Control Flow: loops & conditionals
The bread and butter of every imperative language: a for loop and an if. The task is identical in all seven - sum the integers 1..5, but use an if to skip the even numbers, then print the total of the odds (1 + 3 + 5 = 9). Because the accumulator is a single integer living in a register or on the stack, this topic touches no heap at all - no malloc, nothing to free - so it's a clean look at each language's loop and branch syntax before the memory-heavy topics. Note how the C-family share for (init; cond; step) while Zig, Hare, Odin, and Forth each spell iteration their own way.
#include <stdio.h>
int main(void) {
int total = 0; /* accumulator: just a stack int */
for (int i = 1; i <= 5; i++) {
if (i % 2 == 0)
continue; /* skip even numbers */
total += i; /* add 1, 3, 5 */
}
printf("%d\n", total); /* 9 */
return 0;
}Classic C for (init; cond; step) with if/continue to skip the evens. total is an automatic (stack) variable, so there is no heap and nothing to free - control flow here costs zero allocations.
#include <iostream>
int main() {
int total = 0;
// Range-based for over a brace-init list: clean and idiomatic.
for (int i : {1, 2, 3, 4, 5}) {
if (i % 2 == 0)
continue; // skip even numbers
total += i; // 1 + 3 + 5
}
std::cout << total << '\n'; // 9
}Modern C++ favors the range-based for (for (int i : {...})) over an index loop; if/continue filters the evens. The accumulator stays on the stack - no new/delete, no smart pointer needed - so RAII has nothing to clean up.
// Top-level code runs in TempleOS - no main() needed.
I64 total = 0;
I64 i;
for (i = 1; i <= 5; i++) {
if (i & 1) // odd: low bit set
total += i; // add 1, 3, 5
}
Print("%d\n", total); // 9
HolyC's for and if are C-like (here i & 1 tests oddness via the low bit). Top-level code runs with no main, and total is a plain I64 on the task stack - the per-task heap is never touched, so there's no MAlloc/Free.
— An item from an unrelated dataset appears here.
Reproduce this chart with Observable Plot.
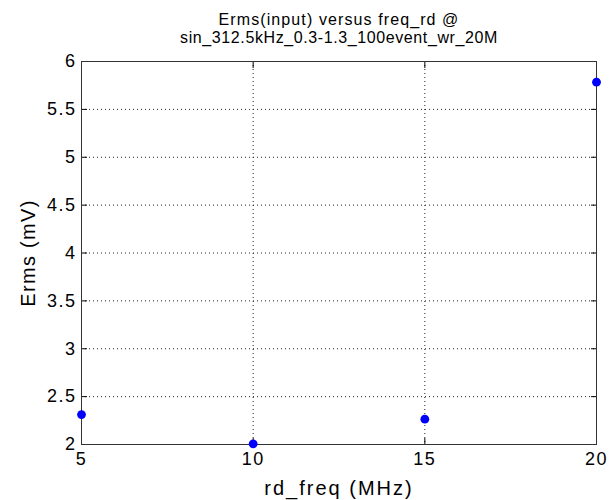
<!DOCTYPE html>
<html>
<head>
<meta charset="utf-8">
<script src="https://cdn.jsdelivr.net/npm/d3@7"></script>
<script src="https://cdn.jsdelivr.net/npm/@observablehq/plot@0.6"></script>
<style>
body { margin: 0; background: #fff; }
svg { font-family: "Liberation Sans", Arial, sans-serif; }
g[aria-label="x-axis tick label"] text, g[aria-label="y-axis tick label"] text { letter-spacing: 1.5px; }
g[aria-description="title1"] text { letter-spacing: 1.1px; }
g[aria-description="title2"] text { letter-spacing: 0.6px; }
g[aria-description="xlabel"] text { letter-spacing: 2px; }
g[aria-description="ylabel"] text { letter-spacing: 1.3px; }
</style>
</head>
<body>
<div id="chart"></div>
<script>
const freq = [5, 10, 15, 20];
const erms = [2.313, 2.007, 2.264, 5.784];
const xTicks = [5, 10, 15, 20];
const yTicks = [2, 2.5, 3, 3.5, 4, 4.5, 5, 5.5, 6];
const titleLine1 = "Erms(input) versus freq_rd @";
const titleLine2 = "sin_312.5kHz_0.3-1.3_100event_wr_20M";
const xLabel = "rd_freq (MHz)";
const yLabel = "Erms (mV)";

const data = freq.map((f, i) => ({f, e: erms[i]}));
const ink = "#000";

const chart = Plot.plot({
  width: 610,
  height: 500,
  marginLeft: 81,
  marginRight: 14,
  marginTop: 61,
  marginBottom: 56,
  style: {fontFamily: "Liberation Sans, Arial, sans-serif", background: "#fff", color: ink},
  x: {domain: [5, 20], ticks: xTicks},
  y: {domain: [2, 6], ticks: yTicks},
  marks: [
    Plot.gridX(xTicks.slice(1, -1), {stroke: "#222", strokeOpacity: 1, strokeDasharray: "1,3"}),
    Plot.gridY(yTicks.slice(1, -1), {stroke: "#222", strokeOpacity: 1, strokeDasharray: "1,3"}),
    Plot.axisX(xTicks, {anchor: "bottom", tickSize: -6, tickPadding: 14, fontSize: 18, label: null}),
    Plot.axisX(xTicks, {anchor: "top", tickSize: -6, text: null, label: null}),
    Plot.axisY(yTicks, {anchor: "left", tickSize: -6, tickPadding: 11, fontSize: 18, label: null, tickFormat: d => String(d)}),
    Plot.axisY(yTicks, {anchor: "right", tickSize: -6, text: null, label: null}),
    Plot.frame({stroke: "#333"}),
    Plot.dot(data, {x: "f", y: "e", r: 4.4, fill: "#0000ff", stroke: "none"}),
    Plot.text([titleLine1], {frameAnchor: "top", dy: -37, fontSize: 16, textAnchor: "middle", lineAnchor: "bottom", ariaDescription: "title1"}),
    Plot.text([titleLine2], {frameAnchor: "top", dy: -19, fontSize: 16, textAnchor: "middle", lineAnchor: "bottom", ariaDescription: "title2"}),
    Plot.text([xLabel], {frameAnchor: "bottom", dy: 50, fontSize: 20, textAnchor: "middle", lineAnchor: "bottom", ariaDescription: "xlabel"}),
    Plot.text([yLabel], {frameAnchor: "left", dx: -47, rotate: -90, fontSize: 20, textAnchor: "middle", lineAnchor: "bottom", ariaDescription: "ylabel"})
  ]
});
document.getElementById("chart").appendChild(chart);
</script>
</body>
</html>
const std = @import("std");
pub fn main() void {
var total: i32 = 0;
// No C-style for here: use a while with a continue-expression.
var i: i32 = 1;
while (i <= 5) : (i += 1) {
if (@rem(i, 2) == 0) continue; // skip even numbers
total += i; // 1 + 3 + 5
}
std.debug.print("{d}\n", .{total}); // 9
}Zig has no C-style for; the idiom is while (cond) : (step), with the continue-expression after the :. if/continue skips the evens, and total is a stack var - Zig never hides allocations, so no allocator is involved here.
use fmt;
export fn main() void = {
let total = 0;
// Hare's for loop: for (init; cond; step) { ... }.
for (let i = 1; i <= 5; i += 1) {
if (i % 2 == 0)
continue; // skip even numbers
total += i; // 1 + 3 + 5
};
fmt::println(total)!; // 9
};Hare keeps a C-style for (init; cond; step) plus if/continue. The accumulator is a stack let with no alloc/free in sight; the trailing ! on fmt::println propagates any I/O error rather than ignoring it.
package main
import "core:fmt"
main :: proc() {
total := 0
// Odin's for has no parens; this is the C-style three-part form.
for i := 1; i <= 5; i += 1 {
if i % 2 == 0 {
continue // skip even numbers
}
total += i // 1 + 3 + 5
}
fmt.println(total) // 9
}Odin spells every loop with the keyword for (no parentheses) - here the C-style init; cond; step form, with if/continue. total lives on the stack, so the implicit context.allocator is untouched: no new/delete.
\ DO ... LOOP runs the index from a START up to (LIMIT-1).
\ 6 1 DO ... LOOP gives I = 1,2,3,4,5. We keep the running
\ total on the data stack instead of in a variable.
: ODD-SUM ( -- n )
0 ( total=0 on the stack )
6 1 DO ( loop I = 1..5 )
I 2 MOD IF ( odd? low result nonzero )
I + ( add I to the running total )
THEN
LOOP ; ( -- total )
ODD-SUM . \ prints 9
CRForth's counted loop is LIMIT START DO ... LOOP, where I pushes the current index; IF ... THEN is the conditional (RPN: the flag is already on the stack). There are no named locals here - the running total is carried on the data stack, so nothing is allocated or freed.